Jesus sees the situation different, from another perspective, with a different focus. Only this woman is to be condemned, the man is not mentioned. There is a double standard that is rejected by Jesus. He takes the side of the woman who is being used as a ploy to catch Him in a legal trap.
Jesus offers her forgiveness, she is free, and in contrast, He calls her accusers sinners. They all depart, one by one. The situation that at first appeared legal and airtight takes on an entirely new perspective from the focus of equality and justice. Once again, Jesus makes enemies of the powerful because he put compassion above tradition, love above law, and people above things and institutions.
Likewise, Jesus does something strange in the Gospel. He takes a small child and tells His disciples to make room in their lives for people such as this small child. Why did He do this? We have to remember that at the time of Jesus, children had no rights. While they were loved and nurtured, they were considered the property of their father, often seen as an investment in the future. In fact, they would be listed along with the man’s property: land, cattle, sons, etc.
So Jesus’ words would come as a shock to the crowd: “Whoever welcomes a child such as this for My sake welcomes me.” What is He talking about now? Were children suddenly to become important?
The late columnist and humorist, Erma Bombeck, known best for chronicling ordinary suburban life, told the story of what happened in her church one Sunday. She said she was intent on a small child, a pretty girl, sitting in front of her. She kept turning around and smiling. She wasn’t making noise, or humming, or kicking or waving, just smiling. The mother who was kneeling turned around jerked the little girl on to her knees and said, “Stop that grinning, you are in church. Say your prayers.” The little girl took one last look at Erma Bombeck, and Erma saw tears rolling down her cheeks. The mother said, “That’s better,” and returned to her prayers.

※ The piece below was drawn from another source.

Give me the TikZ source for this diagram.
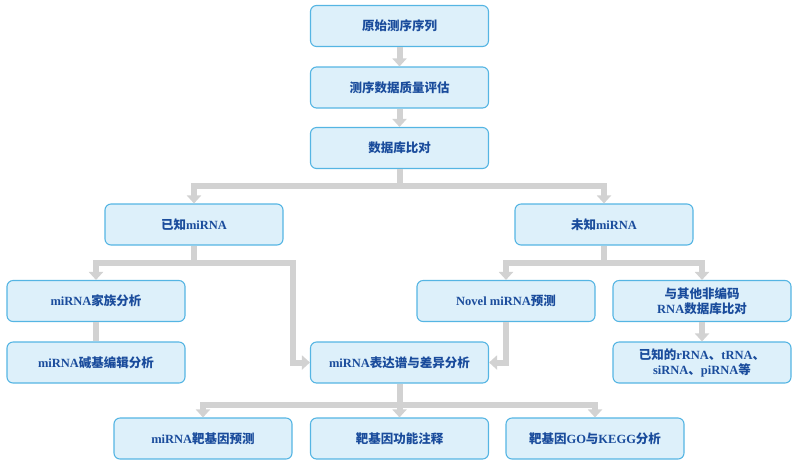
\documentclass[tikz,border=0pt]{standalone}
\usepackage{fontspec}
\setmainfont{Liberation Serif}
\newfontfamily\zh{Noto Sans CJK SC}
\usetikzlibrary{arrows.meta}
\definecolor{boxfill}{HTML}{DDF0FA}
\definecolor{boxline}{HTML}{55B5E3}
\definecolor{txtblue}{HTML}{1A4C9C}
\definecolor{conngray}{HTML}{D2D2D2}
\tikzset{
  box/.style={draw=boxline, fill=boxfill, rounded corners=6pt, line width=1.1pt,
    minimum width=178pt, minimum height=41pt, inner sep=2pt, align=center,
    text=txtblue, font=\fontsize{12.5}{15}\selectfont\bfseries},
  conn/.style={draw=conngray, line width=6pt},
  arr/.style={conn, -{Triangle[width=14pt,length=8pt]}}
}
\begin{document}
\begin{tikzpicture}[x=1pt,y=-1pt]
\useasboundingbox (0,0) rectangle (799,467);
\node[box] (b1) at (399.5,26) {\zh 原始测序序列};
\node[box] (b2) at (399.5,87.5) {\zh 测序数据质量评估};
\node[box] (b3) at (399.5,148) {\zh 数据库比对};
\node[box] (known) at (194,224.5) {{\zh 已知}miRNA};
\node[box] (unknown) at (604,224.5) {{\zh 未知}miRNA};
\node[box] (family) at (96,301) {miRNA{\zh 家族分析}};
\node[box] (edit) at (96,362.5) {miRNA{\zh 碱基编辑分析}};
\node[box] (expr) at (399.5,362.5) {miRNA{\zh 表达谱与差异分析}};
\node[box] (novel) at (506,301) {Novel miRNA{\zh 预测}};
\node[box] (other) at (702,301) {{\zh 与其他非编码}\\RNA{\zh 数据库比对}};
\node[box] (knownr) at (702,362.5) {{\zh 已知的}rRNA{\zh 、}tRNA{\zh 、}\\siRNA{\zh 、}piRNA{\zh 等}};
\node[box] (t1) at (203,438.5) {miRNA{\zh 靶基因预测}};
\node[box] (t2) at (399.5,438.5) {\zh 靶基因功能注释};
\node[box] (t3) at (595,438.5) {{\zh 靶基因}GO{\zh 与}KEGG{\zh 分析}};
\coordinate (s1) at (399.5,186);
\coordinate (s2) at (194,263);
\coordinate (s3) at (604,263);
\coordinate (s4) at (399.5,405);
\coordinate (k1) at (293,263);
\coordinate (k2) at (293,362.5);
\draw[arr] (b1) -- (b2);
\draw[arr] (b2) -- (b3);
\draw[conn] (b3.south) -- (s1);
\draw[arr] (s1) -| (known.north);
\draw[arr] (s1) -| (unknown.north);
\draw[conn] (known.south) -- (s2);
\draw[arr] (s2) -| (family.north);
\draw[arr] (s2) -- (k1) -- (k2) -- (expr.west);
\draw[conn] (family.south) -- (edit.north);
\draw[conn] (unknown.south) -- (s3);
\draw[arr] (s3) -| (novel.north);
\draw[arr] (s3) -| (other.north);
\draw[arr] (novel.south) |- (expr.east);
\draw[arr] (other) -- (knownr);
\draw[conn] (expr.south) -- (s4);
\draw[arr] (s4) -| (t1.north);
\draw[arr] (s4) -- (t2.north);
\draw[arr] (s4) -| (t3.north);
\end{tikzpicture}
\end{document}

Erma said, “I wanted to grab this child with the tear-stained face and tell her about my God, the happy God, the smiling God. I wanted to tell her that our God is a God who understands that little children turn around and smile in church. The mother wore her faith with the solemnity of a mourner and the mark of tragedy all the while she was sitting next to a great sign of hope, her beautiful daughter. If that child couldn’t smile in Church, where was there left to go? Imagine my joy when the priest read the Gospel, and Jesus takes a child and says, “Become like this child. In fact, whoever does not accept the kingdom of God like a child will not enter it.” Perhaps a child’s smile has more to do with heaven than the sad, angry religion of the mother.